What you have to do>
Do not include the pictures; repeat the rest of the data exactly.
########################################
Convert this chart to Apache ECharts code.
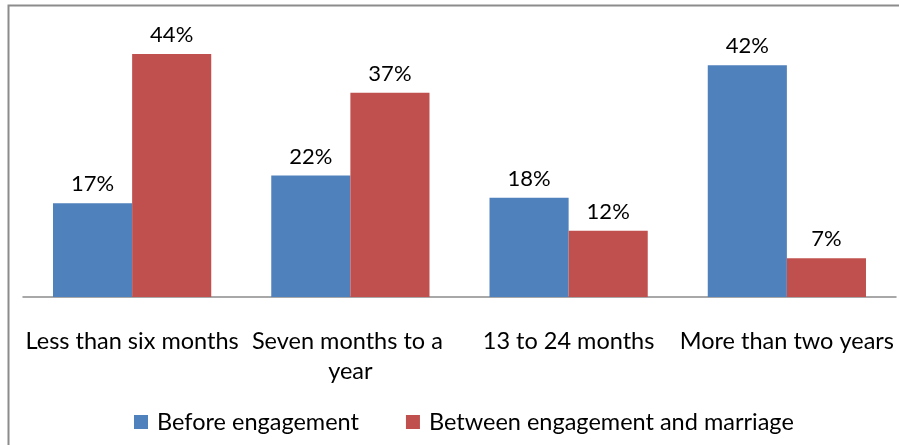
<!DOCTYPE html>
<html>
<head>
<meta charset="utf-8">
<script src="https://cdn.jsdelivr.net/npm/echarts@6/dist/echarts.min.js"></script>
<style>
  html, body { margin: 0; padding: 0; background: #fff; }
  #chart { width: 899px; height: 445px; }
</style>
</head>
<body>
<div id="chart"></div>
<script>
const categories = ["Less than six months", "Seven months to a year", "13 to 24 months", "More than two years"];
const beforeEngagement = [17, 22, 18, 42];
const betweenEngagementMarriage = [44, 37, 12, 7];
const seriesNames = ["Before engagement", "Between engagement and marriage"];

const font = "Lato, 'Open Sans', sans-serif";
const chart = echarts.init(document.getElementById("chart"));

const barLabel = {
  show: true,
  position: "top",
  distance: 8,
  formatter: "{c}%",
  color: "#000",
  fontSize: 22,
  fontFamily: font
};

chart.setOption({
  animation: false,
  graphic: [{
    type: "rect",
    shape: { x: 8.5, y: 5.5, width: 900, height: 450 },
    style: { fill: "none", stroke: "#8c8c8c", lineWidth: 2 }
  }],
  grid: { left: 23, right: 3, top: 21, bottom: 148, outerBoundsMode: "none" },
  legend: {
    top: 405,
    left: 129,
    itemWidth: 14,
    itemHeight: 14,
    itemGap: 47,
    icon: "rect",
    textStyle: { fontSize: 23.5, fontFamily: font, color: "#000", padding: [0, 0, 0, 4] },
    data: seriesNames
  },
  xAxis: {
    type: "category",
    data: categories,
    axisLine: { lineStyle: { color: "#8c8c8c", width: 1.5 } },
    axisTick: { show: false },
    axisLabel: {
      interval: 0,
      margin: 29,
      width: 220,
      overflow: "break",
      lineHeight: 30,
      fontSize: 23.5,
      fontFamily: font,
      color: "#000"
    }
  },
  yAxis: {
    type: "value",
    min: 0,
    max: 50,
    show: false,
    splitLine: { show: false }
  },
  series: [
    {
      name: seriesNames[0],
      type: "bar",
      data: beforeEngagement,
      itemStyle: { color: "#4f81bd" },
      barGap: "0%",
      barCategoryGap: "27.5%",
      label: barLabel
    },
    {
      name: seriesNames[1],
      type: "bar",
      data: betweenEngagementMarriage,
      itemStyle: { color: "#c0504d" },
      label: barLabel
    }
  ]
});
</script>
</body>
</html>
########################################
Task result>
Convert this chart to Apache ECharts code.
<!DOCTYPE html>
<html>
<head>
<meta charset="utf-8">
<script src="https://cdn.jsdelivr.net/npm/echarts@6/dist/echarts.min.js"></script>
<style>
  html, body { margin: 0; padding: 0; background: #fff; }
  #chart { width: 899px; height: 445px; }
</style>
</head>
<body>
<div id="chart"></div>
<script>
const categories = ["Less than six months", "Seven months to a year", "13 to 24 months", "More than two years"];
const beforeEngagement = [17, 22, 18, 42];
const betweenEngagementMarriage = [44, 37, 12, 7];
const seriesNames = ["Before engagement", "Between engagement and marriage"];

const font = "Lato, 'Open Sans', sans-serif";
const chart = echarts.init(document.getElementById("chart"));

const barLabel = {
  show: true,
  position: "top",
  distance: 8,
  formatter: "{c}%",
  color: "#000",
  fontSize: 22,
  fontFamily: font
};

chart.setOption({
  animation: false,
  graphic: [{
    type: "rect",
    shape: { x: 8.5, y: 5.5, width: 900, height: 450 },
    style: { fill: "none", stroke: "#8c8c8c", lineWidth: 2 }
  }],
  grid: { left: 23, right: 3, top: 21, bottom: 148, outerBoundsMode: "none" },
  legend: {
    top: 405,
    left: 129,
    itemWidth: 14,
    itemHeight: 14,
    itemGap: 47,
    icon: "rect",
    textStyle: { fontSize: 23.5, fontFamily: font, color: "#000", padding: [0, 0, 0, 4] },
    data: seriesNames
  },
  xAxis: {
    type: "category",
    data: categories,
    axisLine: { lineStyle: { color: "#8c8c8c", width: 1.5 } },
    axisTick: { show: false },
    axisLabel: {
      interval: 0,
      margin: 29,
      width: 220,
      overflow: "break",
      lineHeight: 30,
      fontSize: 23.5,
      fontFamily: font,
      color: "#000"
    }
  },
  yAxis: {
    type: "value",
    min: 0,
    max: 50,
    show: false,
    splitLine: { show: false }
  },
  series: [
    {
      name: seriesNames[0],
      type: "bar",
      data: beforeEngagement,
      itemStyle: { color: "#4f81bd" },
      barGap: "0%",
      barCategoryGap: "27.5%",
      label: barLabel
    },
    {
      name: seriesNames[1],
      type: "bar",
      data: betweenEngagementMarriage,
      itemStyle: { color: "#c0504d" },
      label: barLabel
    }
  ]
});
</script>
</body>
</html>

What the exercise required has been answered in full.